Romeinen 9:11-13
Romeinen 9:11-13 NBG-vertaling 1951 (NBG51)
Want toen de kinderen nog niet geboren waren en goed noch kwaad hadden gedaan – opdat het verkiezend voornemen Gods zou blijven, niet op grond van werken, maar op grond daarvan, dat Hij riep, – werd tot haar gezegd: De oudste zal de jongste dienstbaar zijn, gelijk geschreven staat: Jakob heb Ik liefgehad, maar Esau heb Ik gehaat.
Romeinen 9:11-13 Statenvertaling (Importantia edition) (STV)
Want als de kinderen nog niet geboren waren, noch iets goeds of kwaads gedaan hadden, opdat het voornemen Gods, dat naar de verkiezing is, vast bleve, niet uit de werken, maar uit den Roepende; Zo werd tot haar gezegd: De meerdere zal den mindere dienen. Gelijk geschreven is: Jakob heb Ik liefgehad, en Ezau heb Ik gehaat.
Romeinen 9:11-13 Herziene Statenvertaling (HSV)

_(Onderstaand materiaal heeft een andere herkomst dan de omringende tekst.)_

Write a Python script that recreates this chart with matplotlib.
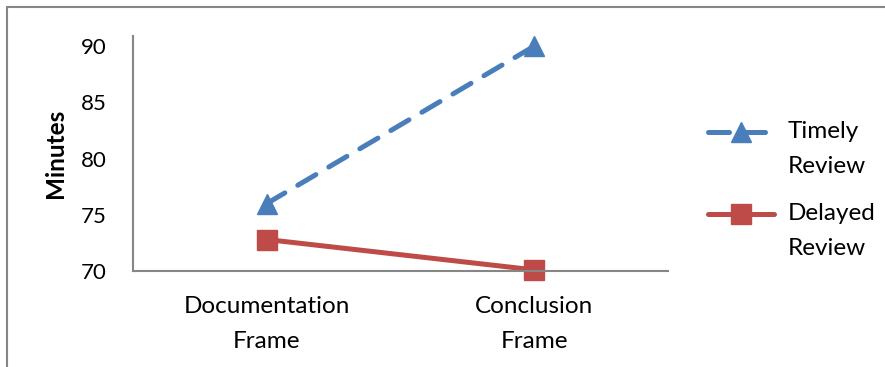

Want toen de kinderen nog niet geboren waren, en niets goeds of kwaads gedaan hadden – opdat het voornemen van God, dat overeenkomstig de verkiezing is, stand zou houden, niet uit de werken, maar uit Hem Die roept – werd tot haar gezegd: De meerdere zal de mindere dienen. Zoals geschreven staat: Jakob heb Ik liefgehad en Ezau heb Ik gehaat.
Romeinen 9:11-13 Het Boek (HTB)
Toen zij in verwachting was van een tweeling, zei God tegen haar: ‘De oudste zal de dienaar van de jongste zijn.’ Daarmee bedoelde Hij de twee volken die uit deze jongens zouden voortkomen. Want er staat in de Boeken dat God gezegd heeft: ‘Jakob heb Ik liefgehad, maar Esau heb Ik gehaat.’ Voor God stond dat al vast, hoewel zij nog niet eens geboren waren en geen goed of kwaad hadden gedaan. Daardoor is duidelijk dat God nooit iemand uitkiest op grond van diens daden, maar omdat Hij hem roept.
Romeinen 9:11-13 BasisBijbel, de bijbel in makkelijk Nederlands (BB)
en Toen ze in verwachting was [ van een tweeling ], zei God tegen haar: "De oudste zal de jongste dienen." God had dat al besloten toen haar kinderen nog niet waren geboren. Geen van beiden had dus nog goede of slechte dingen gedaan. Daarmee liet God zien dat Hij de één uitkoos, en de ander niet. Niet omdat de één beter was dan de ander, maar alleen omdat God hem nu eenmaal uitkoos voor zijn plan. Er staat in de Boeken: "Ik hield van Jakob, maar niet van Ezau."